It’s an all too familiar sound: the obnoxious tinkling of the ice cream truck passing by the house or park at the most inopportune time. The treats from the truck range from sticky to sweet and you know they are loaded with tons of sugar. But it is tempting to go for a little cool sweetness – I mean, it is darn hot out there. So, how about having your own sweet treats – only this time they are conventional sugar-free! My favorite sweeteners are maple syrup, unpasteurized honey and coconut sugar.
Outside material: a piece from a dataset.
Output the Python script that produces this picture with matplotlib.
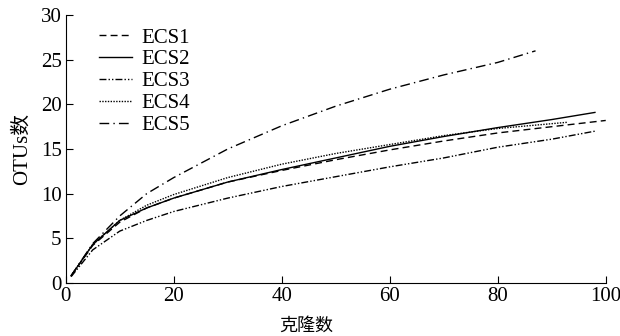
import matplotlib
matplotlib.use('Agg')
import matplotlib.pyplot as plt

plt.rcParams['font.family'] = ['Liberation Serif', 'Noto Sans CJK SC']

x_full = [1, 5, 10, 15, 20, 30, 40, 50, 60, 70, 80, 90]

ecs1_x = x_full + [100]
ecs1_y = [0.8, 4.2, 6.8, 8.4, 9.5, 11.3, 12.6, 13.8, 14.9, 15.9, 16.8, 17.5, 18.2]

ecs2_x = x_full + [98]
ecs2_y = [0.8, 4.3, 7.0, 8.4, 9.5, 11.3, 12.7, 14.0, 15.3, 16.4, 17.4, 18.3, 19.1]

ecs3_x = x_full + [98]
ecs3_y = [0.7, 3.7, 5.8, 7.0, 8.0, 9.5, 10.8, 11.9, 13.0, 14.0, 15.2, 16.1, 17.0]

ecs4_x = x_full[:11] + [93]
ecs4_y = [0.8, 4.3, 7.0, 8.7, 9.9, 11.8, 13.3, 14.5, 15.5, 16.5, 17.3, 18.0]

ecs5_x = x_full[:11] + [87]
ecs5_y = [0.8, 4.4, 7.5, 10.0, 11.8, 15.0, 17.6, 19.8, 21.7, 23.3, 24.7, 26.0]

fig = plt.figure(figsize=(6.2, 3.36), dpi=100)
ax = fig.add_axes([0.106, 0.158, 0.871, 0.797])

lw = 1.0
ax.plot(ecs1_x, ecs1_y, color='black', lw=lw, linestyle=(0, (5, 3)), label='ECS1')
ax.plot(ecs2_x, ecs2_y, color='black', lw=lw, linestyle='-', label='ECS2')
ax.plot(ecs3_x, ecs3_y, color='black', lw=lw, linestyle=(0, (5, 1.5, 1, 1.5, 1, 1.5)), label='ECS3')
ax.plot(ecs4_x, ecs4_y, color='black', lw=lw, linestyle=(0, (1, 1)), label='ECS4')
ax.plot(ecs5_x, ecs5_y, color='black', lw=lw, linestyle=(0, (7, 3, 1, 3)), label='ECS5')

ax.set_xlim(0, 100)
ax.set_ylim(0, 30)
ax.set_xticks([0, 20, 40, 60, 80, 100])
ax.set_yticks([0, 5, 10, 15, 20, 25, 30])
ax.spines['top'].set_visible(False)
ax.spines['right'].set_visible(False)
ax.tick_params(direction='in', length=5, labelsize=15, pad=3)
ax.set_xlabel('克隆数', fontsize=13)
ax.xaxis.set_label_coords(0.445, -0.13)
ax.set_ylabel('OTUs数', fontsize=15)
ax.yaxis.set_label_coords(-0.062, 0.5)

ax.legend(loc='upper left', bbox_to_anchor=(0.027, 1.022), frameon=False, fontsize=15,
          handlelength=1.6, labelspacing=0.11, handletextpad=0.45)

fig.savefig('out.png', dpi=100)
We’re talking homemade popsicles, gelato and ice cream here. It is surprisingly easy and the flavor is remarkably similar (or superior, depending on who you ask). All you need is a blender, fruity ingredients, some BPA free popsicle molds and a freezer.
1. Greek Yogurt Strawberry Popsicles: 1 cup yogurt, ½ cup milk (cow or almond) 1 cup strawberries (3/4 cup for puree, plus1/4 cup minced), 1 tbsp maple syrup. Add all ingredients (except reserved strawberry bits) into blender and blend until smooth. Transfer to bowl, add bits, and then fill up 6 popsicle molds. Freeze overnight.
2. Mango Gelato: 2 cups frozen mango, juice of half a lime, 2 tbsp coconut cream (the solid part of the coconut milk in the can, when the can has not been shaken), 1 tbsp maple syrup. Puree everything in a blender, serve right away or transfer to container and leave in freezer.
3. Chocolate Chia Ice Cream: 1/2 cup soaked almonds, 2 tbsp of chia seeds soaked in 1/3 cup water, 50 grams of melted 99% chocolate, 1 tsp vanilla extract and 2 tbsp of honey. Add all the ingredients to the blender with an additional 3/4 cup of water, blend until uniformly smooth. Transfer to used ice cream tub and freeze for about 5 hours before serving (any longer will produce an unworkable product).